According to Elizabeth Clare Prophet, St. Germain ascended on May 1st 1684. Although Sir Francis Bacon is said to have died in 1626, Prophet claims that the body in the coffin at Sir Francis Bacon's funeral was not his own and that he attended his own funeral. Supposedly, he continued living until his ascension in 1684. Thus, according to Prophet, the historical St. Germain was already an ascended master.In the Church Universal and Triumphant St Germain is regarded as a deity outranked only in importance by Jesus Christ, Gautama Buddha, and Sanat Kumara (the "Lord of the World"), and in that church, he is the deity towards whom the most intense devotion is given. Guy Ballard, the founder of I Am, originated the meditation practice of invoking the "Violet Flame" from St. Germain in order to contact one's "I Am Presence" and revivify one's etheric body. This practice has been continued by the Church Universal and Triumphant.
Conspiracy theorists who believe in NESARA, a purported secret law that the US government denies the existence of (such as controversial evangelist Sherry Shriner), believe that St. Germain is still alive and is actively working with Jesus Christ and with benevolent space aliens to get the law enacted.
Another story about Saint-Germain says that he was the natural son of the widow of Charles II of Spain and a certain Comte (Count) Adanero, whom she knew at Bayonne. This Spanish queen was Marie de Neubourg, whom Victor Hugo took as the heroine of his Ruy Blas. Those who disliked Saint-Germain said that he was the son of a Portuguese Jew named Aymar, while those who hated him said, in the effort to add to his discredit, that he was the son of an Alsatian Jew named Wolff.

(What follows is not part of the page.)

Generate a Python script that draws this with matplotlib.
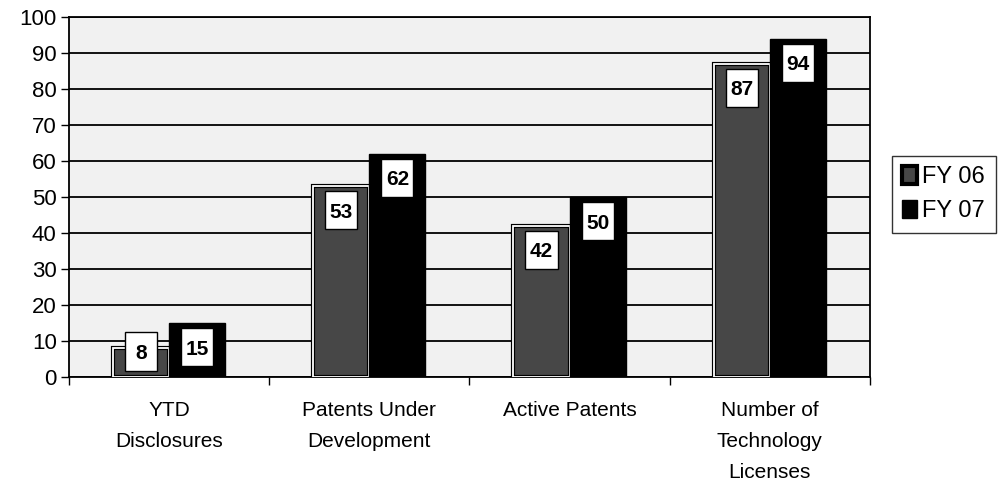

Fairly recently a new genealogy of Saint-Germain has been put forward which seems the most probable of all. It is the work of the theosophists and Annie Besant, who has frequently made the statement that the Comte de Saint-Germain was one of the sons of Francis Racoczi II, Prince of Transylvania. The children of Francis Racoczi were brought up by the Emperor of Austria, but one of them was withdrawn from his guardianship.
Saint Germain never seemed to age. For an entire century he maintained the physical appearance of a man between forty and fifty years old.
He could do just about anything. He was almost too good to be true. He was a magician, a musician, artistry as a violinist, talent as a painter, skill in alchemy and chemistry, a seer who read for and socialized with the rich and famous, had great wealth, and was one of the most mysterious men on the Europe continent. He knew nearly all the European languages. His knowledge of history was comprehensive, and his accomplishments as a chemist, on which he based his reputation, were in many ways considerable.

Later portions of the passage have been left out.